Eric Naslund's solution to post C states that 
$$\sum_{d> x}\frac{\mu(d)\log d}{d^2}=O(1/x)$$
but this less elementary result is presumably even harder to derive.
Can anyone identify the "correct" answer, and explain why?
 A: Hint:
$$
\sum_{d \geq x} \frac{\log d}{d^2} \leq \frac{\log x}{x^2} + \int_x^\infty \frac{\log t}{t^2}\,dt.
$$
A: One way to show that 
$$\sum_{n>x}\frac{\mu(n)\log n}{n^{2}}=O\left(\frac{\log x}{x}\right)$$
is to split into diadic intervals and use the bound $\sum_{n> y}\frac{1}{n^2}\ll \frac{1}{y}$.  We have that 
$$\sum_{n>x}\frac{\mu(n)\log n}{n^{2}}\leq\sum_{k=1}^{\infty}\sum_{2^{k-1}x<n\leq2^{k}x}\frac{\log n}{n^{2}} $$ 
$$\leq \sum_{k=1}^{\infty}\log(2^{k}x)\sum_{2^{k-1}x<n\leq2^{k}x}\frac{1}{n^{2}} $$ 
$$\ll \sum_{k=1}^{\infty}\log(2^{k}x)\frac{1}{2^{k-1}x}$$
$$=\frac{\log x}{x}\sum_{k=1}^{\infty}\frac{1}{2^{k-1}}+\frac{1}{x}\sum_{k=1}^{\infty}\frac{k\log2}{2^{k-1}}\ll\frac{\log x}{x}.$$
In my answer that you mentioned, I was thinking of this elementary bound, and forgot the $\log x$ term. However, the result I quoted is not false - we just need to take into account the cancellation resulting from the $\mu(n)$ term.

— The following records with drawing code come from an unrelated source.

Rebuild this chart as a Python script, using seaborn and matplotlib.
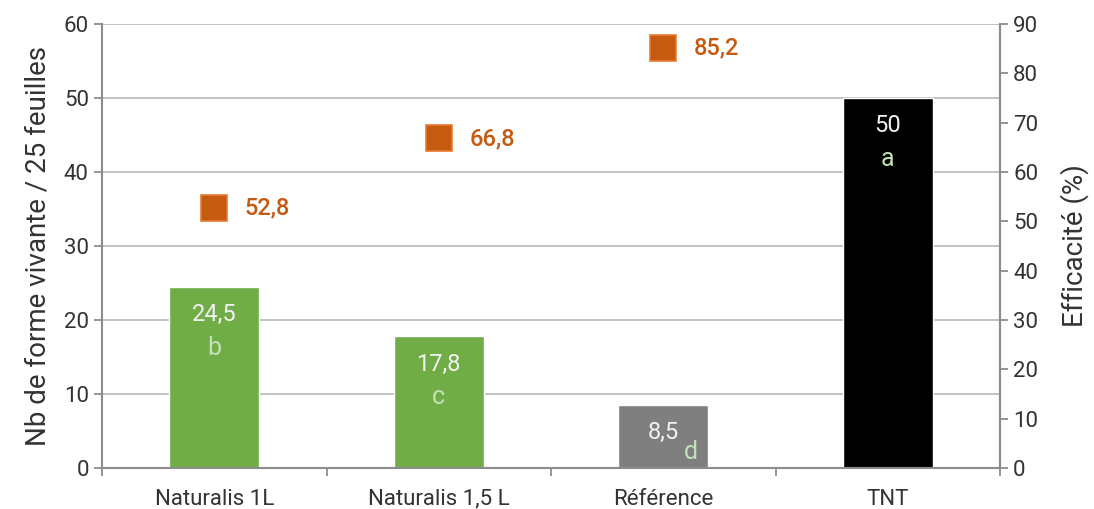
import matplotlib
matplotlib.use('Agg')
import matplotlib.pyplot as plt
import numpy as np
import pandas as pd
import seaborn as sns

# data
categories = ['Naturalis 1L', 'Naturalis 1,5 L', 'Référence', 'TNT']
vivants = [24.5, 17.8, 8.5, 50]
vivants_txt = ['24,5', '17,8', '8,5', '50']
lettres = ['b', 'c', 'd', 'a']
efficacite = [52.8, 66.8, 85.2]
efficacite_txt = ['52,8', '66,8', '85,2']
couleurs = ['#70AD47', '#70AD47', '#7F7F7F', '#000000']

sns.set_style('white')
plt.rcParams['font.family'] = ['Roboto', 'DejaVu Sans']

df = pd.DataFrame({'cat': categories, 'val': vivants})

fig = plt.figure(figsize=(10.94, 5.09), dpi=100)
ax = fig.add_axes([102 / 1094, 1 - 468 / 509, 898 / 1094, 444 / 509])

sns.barplot(data=df, x='cat', y='val', hue='cat', palette=couleurs, order=categories,
            width=0.40, legend=False, saturation=1, ax=ax, zorder=2)
ax.set_xlim(-0.5, 3.5)
ax.set_ylim(0, 60)
ax.set_yticks(np.arange(0, 61, 10))
ax.grid(axis='y', color='#BDBDBD', linewidth=1.3, zorder=0)
ax.set_axisbelow(True)
ax.set_xlabel('')
txt_col = '#333333'
ax.set_ylabel('Nb de forme vivante / 25 feuilles', fontsize=20, color=txt_col, labelpad=9)

gris = '#8C8C8C'
for s in ['left', 'bottom', 'right']:
    ax.spines[s].set_color(gris)
    ax.spines[s].set_linewidth(1.5)
ax.spines['top'].set_visible(False)

ax.tick_params(axis='y', direction='out', length=6, width=1.3, color=gris, labelsize=16,
               labelcolor=txt_col, left=True)
ax.set_xticks(np.arange(len(categories)))
ax.set_xticklabels(categories)
ax.set_xticks(np.arange(-0.5, len(categories)), minor=True)
ax.tick_params(axis='x', which='major', length=0, labelsize=16, labelcolor=txt_col, pad=15)
ax.tick_params(axis='x', which='minor', direction='out', length=6, width=1.3, color=gris, bottom=True)

# labels in bars
for i, (v, txt, let) in enumerate(zip(vivants, vivants_txt, lettres)):
    if i == 2:
        ax.annotate(txt, (i, v), xytext=(0, -20), textcoords='offset points', ha='center',
                    va='center', fontsize=17, color='#F2F2F2', zorder=5)
        ax.annotate(let, (i, v), xytext=(20, -34), textcoords='offset points', ha='center',
                    va='center', fontsize=18, color='#C5E0B4', zorder=5)
    else:
        ax.annotate(txt, (i, v), xytext=(0, -20), textcoords='offset points', ha='center',
                    va='center', fontsize=17, color='#F2F2F2', zorder=5)
        ax.annotate(let, (i, v), xytext=(0, -44), textcoords='offset points', ha='center',
                    va='center', fontsize=18, color='#C5E0B4', zorder=5)

# right axis: efficacite
ax2 = ax.twinx()
ax2.set_ylim(0, 90)
ax2.set_yticks(np.arange(0, 91, 10))
x_eff = np.arange(len(efficacite))
ax2.plot(x_eff, efficacite, linestyle='none', marker='s', markersize=19,
         markerfacecolor='#C55A11', markeredgecolor='#E97A32', markeredgewidth=1.2, zorder=6)
for i, (v, txt) in enumerate(zip(efficacite, efficacite_txt)):
    ax2.annotate(txt, (i, v), xytext=(22, 0), textcoords='offset points', ha='left',
                 va='center', fontsize=17, color='#C55A11', fontweight='medium')
ax2.set_ylabel('Efficacité (%)', fontsize=20, color=txt_col, labelpad=16)
ax2.tick_params(axis='y', direction='out', length=6, width=1.3, color=gris, labelsize=16,
                labelcolor=txt_col, right=True)
for s in ['left', 'bottom', 'top']:
    ax2.spines[s].set_visible(False)
ax2.spines['right'].set_color(gris)
ax2.spines['right'].set_linewidth(1.5)

fig.savefig('out.png', dpi=100)
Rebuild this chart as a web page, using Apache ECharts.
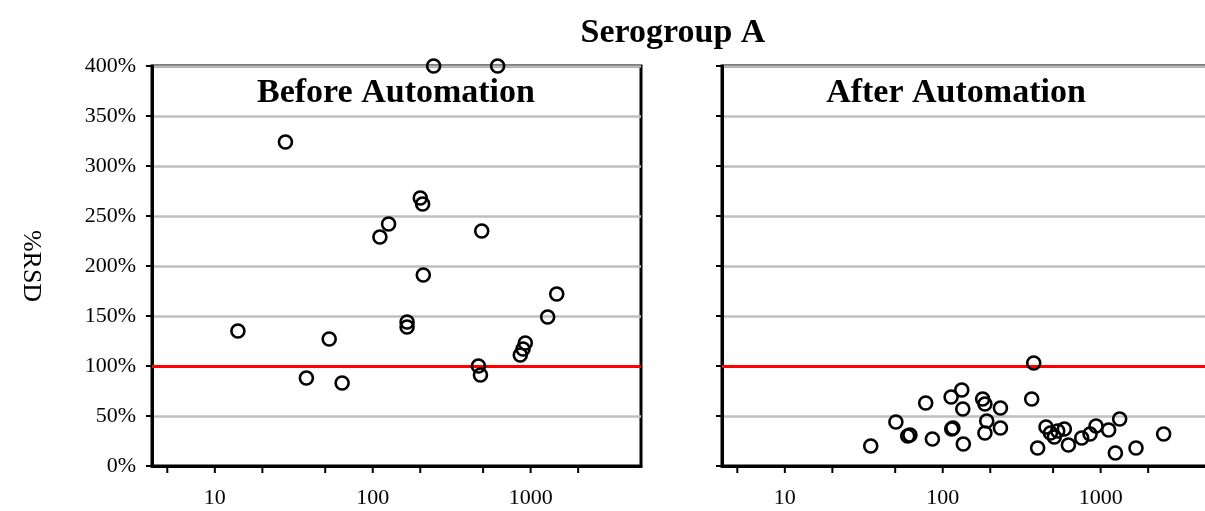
<!DOCTYPE html>
<html>
<head>
<meta charset="utf-8">
<script src="https://cdn.jsdelivr.net/npm/echarts@6/dist/echarts.min.js"></script>
<style>html,body{margin:0;padding:0;background:#fff}#c{width:1205px;height:511px}</style>
</head>
<body>
<div id="c"></div>
<script>
// ---- data ----
const chartTitle = 'Serogroup A';
const panelTitles = ['Before Automation', 'After Automation'];
const yAxisName = '%RSD';
const beforeX = [243, 618, 28, 200, 207, 126, 111, 209, 14, 53, 165, 165, 38, 64, 490, 1463, 1282, 925, 895, 860, 467, 481];
const beforeY = [400, 400, 324, 268, 262, 242, 229, 191, 135, 127, 144, 139, 88, 83, 235, 172, 149, 123, 117, 111, 100, 91];
const afterX = [35, 50.5, 60, 62, 78, 86, 113, 132, 134, 114, 116, 135, 179, 185, 232, 190, 185, 232, 377, 366, 451, 399, 481, 509, 535, 589, 625, 759, 857, 935, 1124, 1240, 1320, 1675, 2507];
const afterY = [20, 44, 30, 31, 63, 27, 69, 76, 57, 37, 38, 22, 67, 62, 58, 45, 33, 38, 103, 67, 39, 18, 33, 29, 35, 37, 21, 28, 32, 40, 36, 13, 47, 18, 32];
const xTickValues = [5, 10, 20, 50, 100, 200, 500, 1000, 2000];
const xTickLabels = [10, 100, 1000];
const xMin = 4, xMax = 5000;
const yMin = 0, yMax = 400, yStep = 50;
const thresholdY = 100;

// ---- chart ----
const FONT = 'Liberation Serif, Times New Roman, serif';
const grids = [
  {left: 152, top: 66, width: 489, height: 400},
  {left: 722, top: 66, width: 489, height: 400}
].map(g => Object.assign(g, {show: true, borderColor: '#000', borderWidth: 3, backgroundColor: 'transparent', containLabel: false, outerBoundsMode: 'none'}));

function xAxisOpt(i) {
  return {
    type: 'log', logBase: 10, gridIndex: i, min: xMin, max: xMax,
    axisLine: {show: true, lineStyle: {color: '#000', width: 3}},
    axisTick: {show: false},
    splitLine: {show: false},
    minorTick: {show: false},
    axisLabel: {
      color: '#000', fontFamily: FONT, fontSize: 22, margin: 21,
      showMinLabel: false, showMaxLabel: false,
      formatter: v => {
        const r = Math.round(v);
        return (xTickLabels.includes(r) && Math.abs(v - r) < 1e-6 * r) ? String(r) : '';
      }
    }
  };
}
function yAxisOpt(i) {
  return {
    type: 'value', gridIndex: i, min: yMin, max: yMax, interval: yStep,
    axisLine: {show: true, lineStyle: {color: '#000', width: 3}},
    axisTick: {show: true, inside: false, length: 6, lineStyle: {color: '#000', width: 2}},
    splitLine: {show: true, lineStyle: {color: '#bfbfbf', width: 2.5}},
    axisLabel: {
      show: i === 0, color: '#000', fontFamily: FONT, fontSize: 22, margin: 16,
      formatter: '{value}%'
    }
  };
}
function scatterSeries(i, xs, ys) {
  return {
    type: 'scatter', xAxisIndex: i, yAxisIndex: i,
    data: xs.map((x, k) => [x, ys[k]]),
    symbol: 'circle', symbolSize: 13, clip: false,
    itemStyle: {color: 'rgba(0,0,0,0)', borderColor: '#000', borderWidth: 2.6, opacity: 1},
    z: 3,
    markLine: {
      silent: true, symbol: 'none', label: {show: false},
      lineStyle: {color: '#ff0000', width: 3, type: 'solid'},
      data: [{yAxis: thresholdY}], z: 2
    }
  };
}
function tickSeries(i) {
  return {
    type: 'custom', xAxisIndex: i, yAxisIndex: i, clip: false, silent: true,
    data: xTickValues.map(v => [v, yMin]),
    encode: {x: 0, y: 1},
    renderItem: (params, api) => {
      const p = api.coord([api.value(0), api.value(1)]);
      return {type: 'line', shape: {x1: p[0], y1: p[1], x2: p[0], y2: p[1] + 7},
              style: {stroke: '#000', lineWidth: 2}};
    },
    z: 4
  };
}

const chart = echarts.init(document.getElementById('c'), null, {renderer: 'canvas'});
chart.setOption({
  animation: false,
  backgroundColor: '#fff',
  title: [
    {text: chartTitle, left: 668, top: 11, textAlign: 'center',
     textStyle: {fontFamily: FONT, fontWeight: 'bold', fontSize: 34, color: '#000'}},
    {text: panelTitles[0], left: 391, top: 71, textAlign: 'center',
     textStyle: {fontFamily: FONT, fontWeight: 'bold', fontSize: 34, color: '#000'}},
    {text: panelTitles[1], left: 951, top: 71, textAlign: 'center',
     textStyle: {fontFamily: FONT, fontWeight: 'bold', fontSize: 34, color: '#000'}}
  ],
  graphic: [{
    type: 'text', x: 31, y: 266, rotation: -Math.PI / 2,
    style: {text: yAxisName, fontFamily: FONT, fontSize: 26, fill: '#000', align: 'center', verticalAlign: 'middle'}
  }],
  grid: grids,
  xAxis: [xAxisOpt(0), xAxisOpt(1)],
  yAxis: [yAxisOpt(0), yAxisOpt(1)],
  series: [
    scatterSeries(0, beforeX, beforeY), tickSeries(0),
    scatterSeries(1, afterX, afterY), tickSeries(1)
  ]
});
</script>
</body>
</html>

Letting $M(x)=\sum_{n\leq x} \mu(n)$, integration by parts tells us that
$$\sum_{n>x}\frac{\mu(n)\log n}{n^{2}}=\int_{x}^{\infty}\frac{\log t}{t^{2}}d\left(M(t)\right)$$
$$=\frac{M(x)\log x}{x^{2}}+\int_{x}^{\infty}\frac{M(x)(2\log x-1)}{x^{3}}dx.$$ By the prime number theorem, there exists $c>0$ such that $$M(x)\ll xe^{-c\sqrt{\log x}},$$ and so we see that there is a constant $c_1>0$ such that $$\sum_{n>x}\frac{\mu(n)\log n}{n^{2}}\ll \frac{1}{x}e^{-c\sqrt{\log x}}.$$